In view of this, we conclude that the decisions of the Bombay High Court in Callico Dyeing and Printing Works and of the Supreme Court in India Cements Ltd, hold the field with equal force, even after the decision in Challapalli Sugars Ltd.

7.          The upshot of the aforesaid decisions as applied by the Tribunal in instant case is that:-

(i) a loan taken or capital borrowed is, by itself, not a capital asset, nor does it give an advantage of an enduring nature;

(ii) as long as a loan was taken or capital was borrowed for the purposes f business, the assessee is entitled to claim interest paid thereon as deduction under Section 36(1)(iii) of the Act;

(iii) interest may have to be capitalized after the borrowed capital or loan taken is utilized in bringing into existence an asset at the stage of commencement of business. In other words, after the assessee’s business had already commenced then the interest paid on capital borrowed or loan taken can be claimed as deduction under Section 36 (1)(iii) of the Act.

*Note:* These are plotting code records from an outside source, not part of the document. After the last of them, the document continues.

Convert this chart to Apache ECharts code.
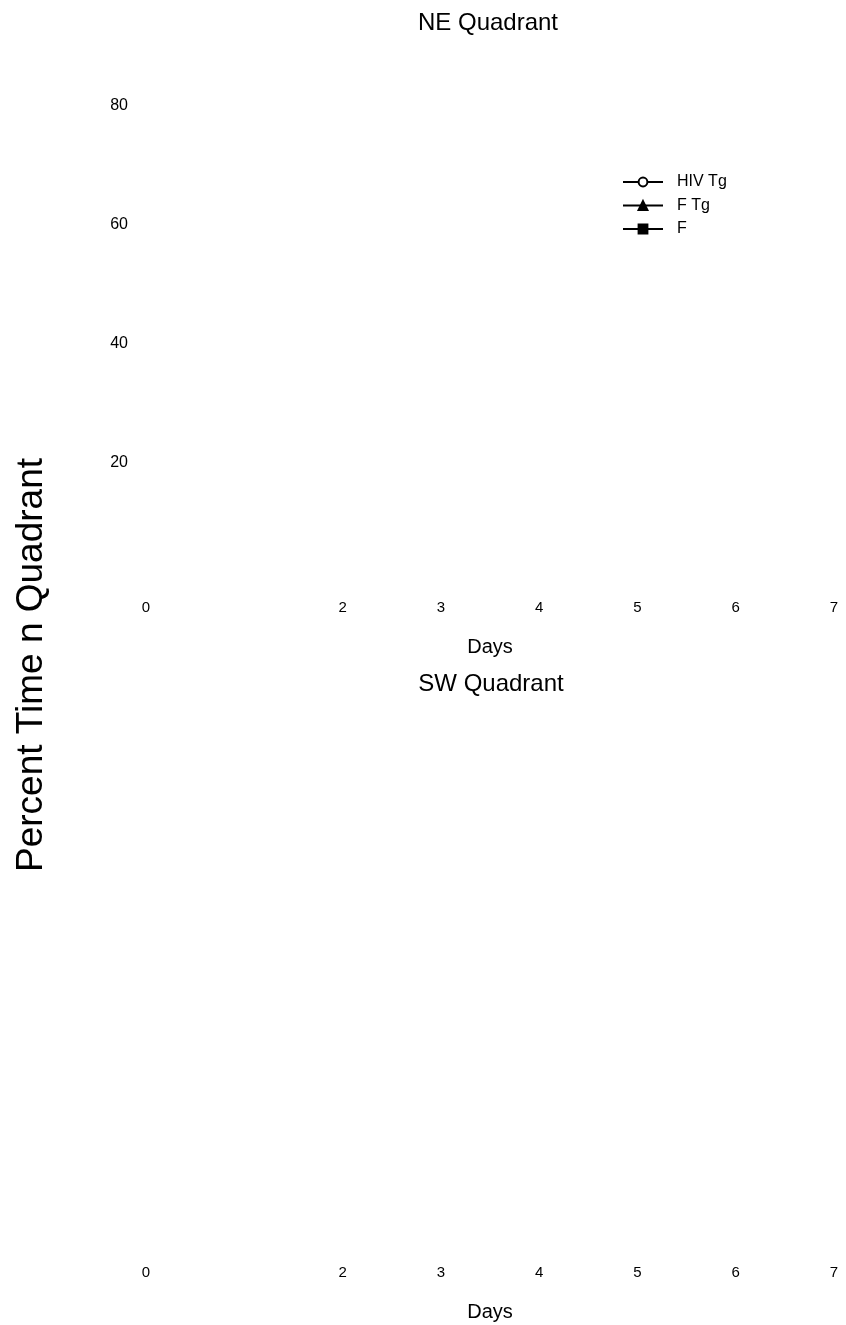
<!DOCTYPE html>
<html>
<head>
<meta charset="utf-8">
<script src="https://cdn.jsdelivr.net/npm/echarts@6/dist/echarts.min.js"></script>
<style>
html,body{margin:0;padding:0;background:#fff;}
#chart{width:846px;height:1325px;}
</style>
</head>
<body>
<div id="chart"></div>
<script>
// Data (no data marks are visible in the reference; series are empty)
var seriesNames = ['HIV Tg', 'F Tg', 'F'];
var neHivTg = [];
var neFTg = [];
var neF = [];
var swHivTg = [];
var swFTg = [];
var swF = [];
// Tick labels
var xTickLabels = ['0', '', '2', '3', '4', '5', '6', '7'];
var neYTickLabels = ['', '20', '40', '60', '80'];
var swYTickLabels = ['', '', '', '', ''];
var panelTitles = ['NE Quadrant', 'SW Quadrant'];
var xName = 'Days';
var yName = 'Percent Time n Quadrant';

var FONT = '"Liberation Sans", Arial, sans-serif';
var chart = echarts.init(document.getElementById('chart'), null, {renderer: 'canvas'});

function xAxis(gridIndex) {
  return {
    type: 'value', gridIndex: gridIndex, min: 0, max: 7, interval: 1,
    axisLine: {show: false}, axisTick: {show: false}, splitLine: {show: false},
    axisLabel: {
      margin: 19, color: '#000', fontFamily: FONT, fontSize: 15,
      formatter: function (v) { return xTickLabels[Math.round(v)]; }
    },
    name: xName, nameLocation: 'middle', nameGap: 56,
    nameTextStyle: {color: '#000', fontFamily: FONT, fontSize: 20}
  };
}
function yAxis(gridIndex, labels) {
  return {
    type: 'value', gridIndex: gridIndex, min: 0, max: 80, interval: 20,
    axisLine: {show: false}, axisTick: {show: false}, splitLine: {show: false},
    axisLabel: {
      margin: 18, color: '#000', fontFamily: FONT, fontSize: 16,
      formatter: function (v) { return labels[Math.round(v / 20)]; }
    }
  };
}
function mk(name, data, xi, symbol, fill) {
  return {
    name: name, type: 'line', xAxisIndex: xi, yAxisIndex: xi, data: data,
    symbol: symbol, symbolSize: symbol === 'triangle' ? 11 : 10,
    lineStyle: {color: '#000', width: 1},
    itemStyle: {color: fill, borderColor: '#000', borderWidth: 1.2}
  };
}

chart.setOption({
  backgroundColor: '#fff',
  animation: false,
  textStyle: {fontFamily: FONT},
  legend: {
    orient: 'vertical', left: 622, top: 174, padding: 0,
    itemWidth: 40, itemHeight: 11, itemGap: 7.5,
    textStyle: {fontFamily: FONT, fontSize: 16, color: '#000', lineHeight: 16, padding: [0, 0, 0, 9]},
    data: seriesNames
  },
  grid: [
    {left: 146, right: 12, top: 106, height: 475, containLabel: false},
    {left: 146, right: 12, top: 771, height: 475, containLabel: false}
  ],
  xAxis: [xAxis(0), xAxis(1)],
  yAxis: [yAxis(0, neYTickLabels), yAxis(1, swYTickLabels)],
  graphic: [
    {type: 'text', x: 488, y: 23,
     style: {text: panelTitles[0], fontFamily: FONT, fontSize: 24, fill: '#000', align: 'center', verticalAlign: 'middle'}},
    {type: 'text', x: 491, y: 684,
     style: {text: panelTitles[1], fontFamily: FONT, fontSize: 24, fill: '#000', align: 'center', verticalAlign: 'middle'}},
    {type: 'text', x: 32, y: 665, rotation: Math.PI / 2,
     style: {text: yName, fontFamily: FONT, fontSize: 37, fill: '#000', align: 'center', verticalAlign: 'middle'}}
  ],
  series: [
    mk(seriesNames[0], neHivTg, 0, 'circle', '#fff'),
    mk(seriesNames[1], neFTg, 0, 'triangle', '#000'),
    mk(seriesNames[2], neF, 0, 'rect', '#000'),
    mk(seriesNames[0], swHivTg, 1, 'circle', '#fff'),
    mk(seriesNames[1], swFTg, 1, 'triangle', '#000'),
    mk(seriesNames[2], swF, 1, 'rect', '#000')
  ]
});
</script>
</body>
</html>
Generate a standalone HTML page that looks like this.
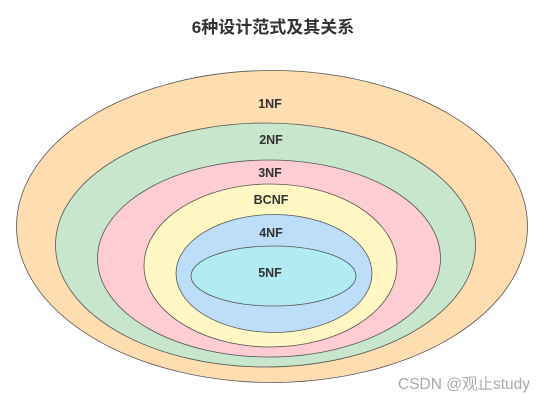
<!DOCTYPE html>
<html><head><meta charset="utf-8"><style>
html,body{margin:0;padding:0;background:#fff;width:551px;height:402px;overflow:hidden}
</style></head><body>
<svg width="551" height="402" xmlns="http://www.w3.org/2000/svg" font-family="Liberation Sans, Noto Sans CJK SC, sans-serif">
<text x="273" y="33" text-anchor="middle" font-size="17" font-weight="bold" fill="#333">6种设计范式及其关系</text>
<g stroke="#555" stroke-width="0.8">
<ellipse cx="272" cy="226.5" rx="255.5" ry="156" fill="#fedeb0"/>
<ellipse cx="265.5" cy="245" rx="210" ry="122" fill="#c8e6cb"/>
<ellipse cx="269" cy="258.5" rx="171.5" ry="98.5" fill="#fdcdd3"/>
<ellipse cx="270.5" cy="265.5" rx="126.5" ry="81.5" fill="#fff8c4"/>
<ellipse cx="274" cy="273.5" rx="98" ry="59" fill="#bcdef9"/>
<ellipse cx="273.5" cy="276" rx="82.5" ry="30" fill="#b2ebf1"/>
</g>
<g font-size="12.5" font-weight="bold" fill="#333" text-anchor="middle">
<text x="270" y="108">1NF</text>
<text x="271" y="144">2NF</text>
<text x="270" y="177">3NF</text>
<text x="271" y="204">BCNF</text>
<text x="271" y="237">4NF</text>
<text x="270" y="277">5NF</text>
</g>
<text x="398" y="389" font-size="15.5" fill="#aaa">CSDN @观止study</text>
</svg>
</body></html>
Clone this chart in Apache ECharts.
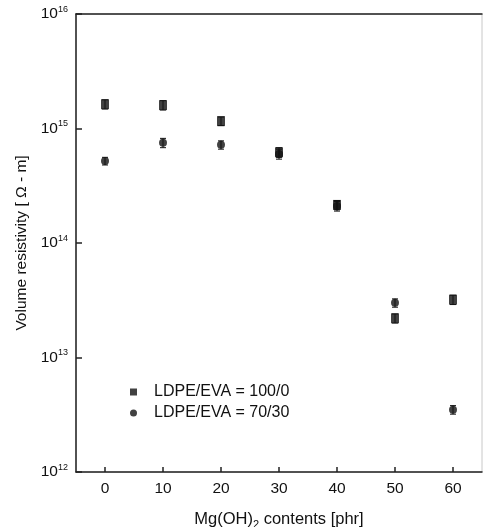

(iv) in coming to the conclusion whether the interest paid on capital borrowed or loan taken in setting up a new line of business ought to be capitalized or treated as revenue expenditure, the test as laid down by the Supreme Court in the case of Produce Exchange Corporation (supra) and Prithvi Insurance Company (supra) would be relevant and;

(v) lastly, as long as interest is paid on capital borrowed or loan taken in respect of new line of business which is in the same business fold for the purposes of ascertaining income under Section 28 of the Act, it can be claimed as a deduction under Section 36(1)(iii) of the Act.

8.          In the instant case, the Tribunal has returned the finding that there is a unity of control and management, in respect of the ferro alloys plant as well as the sugar plant and there is also intermingling of funds and dove-tailing of businesses. In these circumstances it cannot be said that the respondent/assessee had not commenced its business and hence, interest would have to be capitalized in terms of the ratio of the judgment in the case of Challapalli Sugars Ltd (supra). If that is not so then, the only other conclusion that is possible on these facts, is that, the interest was paid by the respondent/assessee on borrowed capital for the purposes of business. That being the case, in our view, the Tribunal correctly allowed the financial charges i.e., interest paid to the extent of Rs 3,50,83,472/- as deduction under Section 36(1)(iii) of the Act.